- _What to produce_:
Reproduce, character for character, the lines below from the first through the one with "const titleText = '(by Asset Size)';". Leave pictures out.

------ Collected material ------

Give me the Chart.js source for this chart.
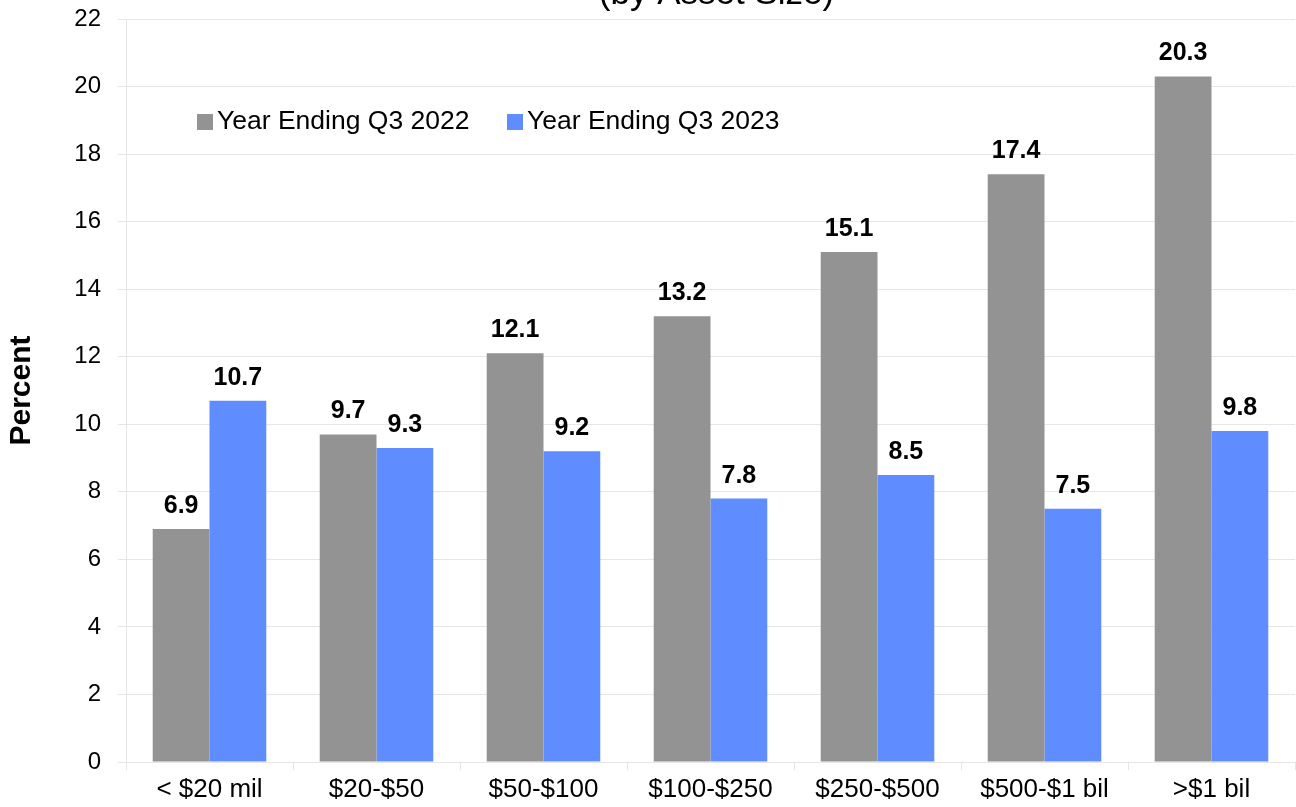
<!DOCTYPE html>
<html>
<head>
<meta charset="utf-8">
<script src="https://cdn.jsdelivr.net/npm/chart.js@4/dist/chart.umd.min.js"></script>
<style>
  html, body { margin: 0; padding: 0; background: #fff; }
  #wrap { width: 1296px; height: 807px; position: relative; }
</style>
</head>
<body>
<div id="wrap"><canvas id="chart"></canvas></div>
<script>
// categories and series
const categories = ['< $20 mil', '$20-$50', '$50-$100', '$100-$250', '$250-$500', '$500-$1 bil', '>$1 bil'];
const seriesNames = ['Year Ending Q3 2022', 'Year Ending Q3 2023'];
const q3_2022 = [6.9, 9.7, 12.1, 13.2, 15.1, 17.4, 20.3];
const q3_2023 = [10.7, 9.3, 9.2, 7.8, 8.5, 7.5, 9.8];
const yTicks = [0, 2, 4, 6, 8, 10, 12, 14, 16, 18, 20, 22];
const titleText = '(by Asset Size)';

const FONT = 'Arial, "Liberation Sans", sans-serif';
const GRID = '#e6e6e6';
const colors = ['#939393', '#5f8cff'];

// title line (mostly off the top edge), value labels, legend inside plot
const extras = {
    id: 'extras',
    afterDatasetsDraw(chart) {
        const ctx = chart.ctx;
        const area = chart.chartArea;
        ctx.save();

        // title
        ctx.fillStyle = '#000';
        ctx.font = '35px ' + FONT;
        ctx.textAlign = 'center';
        ctx.textBaseline = 'alphabetic';
        ctx.fillText(titleText, (area.left + area.right) / 2 + 6, 4);

        // value labels
        ctx.font = 'bold 25px ' + FONT;
        chart.data.datasets.forEach((ds, i) => {
            const meta = chart.getDatasetMeta(i);
            meta.data.forEach((bar, j) => {
                ctx.fillText(ds.data[j].toFixed(1), bar.x, bar.y - 16);
            });
        });

        // legend
        ctx.font = '26.5px ' + FONT;
        ctx.textAlign = 'left';
        ctx.textBaseline = 'middle';
        const legendX = [197, 507];
        const legendY = 122;
        seriesNames.forEach((name, i) => {
            ctx.fillStyle = colors[i];
            ctx.fillRect(legendX[i], legendY - 8, 16, 16);
            ctx.fillStyle = '#000';
            ctx.fillText(name, legendX[i] + 20, legendY);
        });

        ctx.restore();
    }
};

new Chart(document.getElementById('chart'), {
    type: 'bar',
    data: {
        labels: categories,
        datasets: [
            {
                label: seriesNames[0],
                data: q3_2022,
                backgroundColor: colors[0],
                borderWidth: 0,
                categoryPercentage: 0.68,
                barPercentage: 1.0
            },
            {
                label: seriesNames[1],
                data: q3_2023,
                backgroundColor: colors[1],
                borderWidth: 0,
                categoryPercentage: 0.68,
                barPercentage: 1.0
            }
        ]
    },
    options: {
        responsive: true,
        maintainAspectRatio: false,
        animation: false,
        layout: { padding: { top: 19, right: 1, left: 0, bottom: 0 } },
        plugins: {
            legend: { display: false },
            tooltip: { enabled: false },
            title: { display: false }
        },
        scales: {
            x: {
                offset: true,
                grid: {
                    offset: true,
                    drawOnChartArea: false,
                    drawTicks: true,
                    tickLength: 8,
                    color: GRID
                },
                border: { color: GRID },
                ticks: {
                    color: '#000',
                    font: { family: FONT, size: 26 },
                    padding: 4,
                    maxRotation: 0,
                    autoSkip: false
                },
                afterFit(scale) {
                    scale.height = 45;
                    scale.paddingLeft = 0;
                    scale.paddingRight = 0;
                }
            },
            y: {
                min: 0,
                max: 22,
                afterBuildTicks(scale) { scale.ticks = yTicks.map(v => ({ value: v })); },
                grid: { color: GRID, tickLength: 8 },
                border: { color: GRID },
                ticks: {
                    color: '#000',
                    font: { family: FONT, size: 24 },
                    padding: 17
                },
                title: {
                    display: true,
                    text: 'Percent',
                    color: '#000',
                    font: { family: FONT, size: 30, weight: 'bold' },
                    padding: { top: 4, bottom: 0 }
                },
                afterFit(scale) {
                    scale.width = 126;
                    scale.paddingTop = 0;
                    scale.paddingBottom = 0;
                }
            }
        }
    },
    plugins: [extras]
});
</script>
</body>
</html>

------

- _Task response_:
Give me the Chart.js source for this chart.
<!DOCTYPE html>
<html>
<head>
<meta charset="utf-8">
<script src="https://cdn.jsdelivr.net/npm/chart.js@4/dist/chart.umd.min.js"></script>
<style>
  html, body { margin: 0; padding: 0; background: #fff; }
  #wrap { width: 1296px; height: 807px; position: relative; }
</style>
</head>
<body>
<div id="wrap"><canvas id="chart"></canvas></div>
<script>
// categories and series
const categories = ['< $20 mil', '$20-$50', '$50-$100', '$100-$250', '$250-$500', '$500-$1 bil', '>$1 bil'];
const seriesNames = ['Year Ending Q3 2022', 'Year Ending Q3 2023'];
const q3_2022 = [6.9, 9.7, 12.1, 13.2, 15.1, 17.4, 20.3];
const q3_2023 = [10.7, 9.3, 9.2, 7.8, 8.5, 7.5, 9.8];
const yTicks = [0, 2, 4, 6, 8, 10, 12, 14, 16, 18, 20, 22];
const titleText = '(by Asset Size)';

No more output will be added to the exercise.